En général, j’évite les comparaisons entre la France et le Québec. Le «nous» contre le «eux», ça finit par être un peu réducteur pour nous, les Citoyens du Monde… On a vu ce genre de comparatifs sur plein de sujets, mais il y a un domaine qui constitue le tabou ultime : les chiottes. Bon, là, il a fallu que je choisisse un terme familier, alors c’est sorti en argot de France. Parce que là-bas, on a des dizaines de termes pour désigner ça : les chiottes, les vécés, les cabinets, les ouétaires closettes, les wawa, les gogues, la tinette… Au Québec, à part les bécosses quand c’est à l’extérieur, et le petit coin quand on est gêné, on a plutôt recours à un anglicisme simili-hypocrite : la salle de bain. De BAIN. Même sans baignoire ni douche.

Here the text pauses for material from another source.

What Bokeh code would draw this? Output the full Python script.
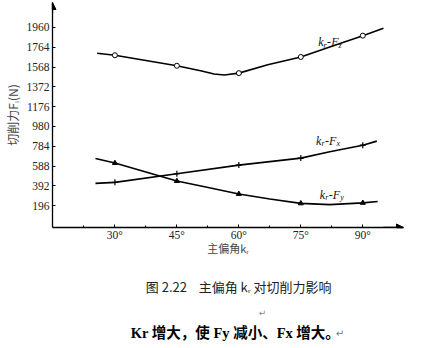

Quand on voyage à l’étranger, on est toujours surpris de voir que les stratégies d’évacuation des fluides corporels sont d’une diversité infinie. Si vous êtes allés en Afrique du Nord ou au Japon, vous savez de quoi je parle. Mais revenons à notre petite comparaison sordide. Après 17 ans d’observation assidue des fonds de cuvettes, je suis enfin en mesure de vous livrer le fruit de mon étude de chiottes.

Ici, dans les habitations, la bolle est DANS la salle de bains. Pour plein de raisons, principalement hygiéniques, mais aussi parce qu’autrefois chez le petit monde, on gagnait de la place en regroupant tout dans une seule pièce. Quand on vit à 32 par chambre, on n’a pas d’espace à gaspiller. Résultat : une même pièce pour évacuer et se laver, et la garantie d’une loooongue période d’encombrement chaque matin, dès que le foyer compte plus d’une personne.

Alors qu’en France, le lieu d’aisance a une fonction inconnue des architectes d’ici. Celle de caisson d’isolement. Un cocon fermé où on se retrouve avec soi-même et le fruit de ses entrailles. Parce que s’il y a UN endroit où notre corps devrait pouvoir émettre bruits et odeurs sans jugement, c’est bien celui-là, non?

Pourtant, malgré une révolution pas mal plus tranquille que la révolution française, le Québec vit ses chiottes selon les standards nord-américains. C’est-à-dire collectivement.

Je m’explique. J’ai longtemps travaillé dans les tours à bureaux du centre-ville de Montréal. Ce qui m’a le plus surpris, ce n’est pas les cubicules beiges ni la variété de boissons dégueulasses que peuvent produire les machines à café. Non. C’est les… touélettes.

Je n’ai pas exploré celles des dames (je ne voulais pas subir le sort d’un transgenre en Caroline du Nord), mais je peux vous parler des men’s room. Mesdames, vous aller d-d-d-danser dans vos têtes!

Parce qu’au Québec, ça parle bizness. Les toilettes partagées ne sont pas faites pour s’isoler, oh boy non! C’est un lieu d’hypersocialisation. En plus des deux fonctions de base qui sont d’évacuer les excréments et d’aller jouer sur Tinder, l’endroit a été étudié pour que tu gardes un contact étroit avec le genre humain. Un contact visuel, sonore et olfactif. Et là, je ne parle pas juste des urinoirs sans la moindre ébauche de séparation, le genre qui te permet de vérifier d’un coup d’œil la hiérarchie des mâles de ton entreprise, argument en main. Non, je parle des cabines que je qualifierais de théoriques qui entourent chaque trône-à-crotte.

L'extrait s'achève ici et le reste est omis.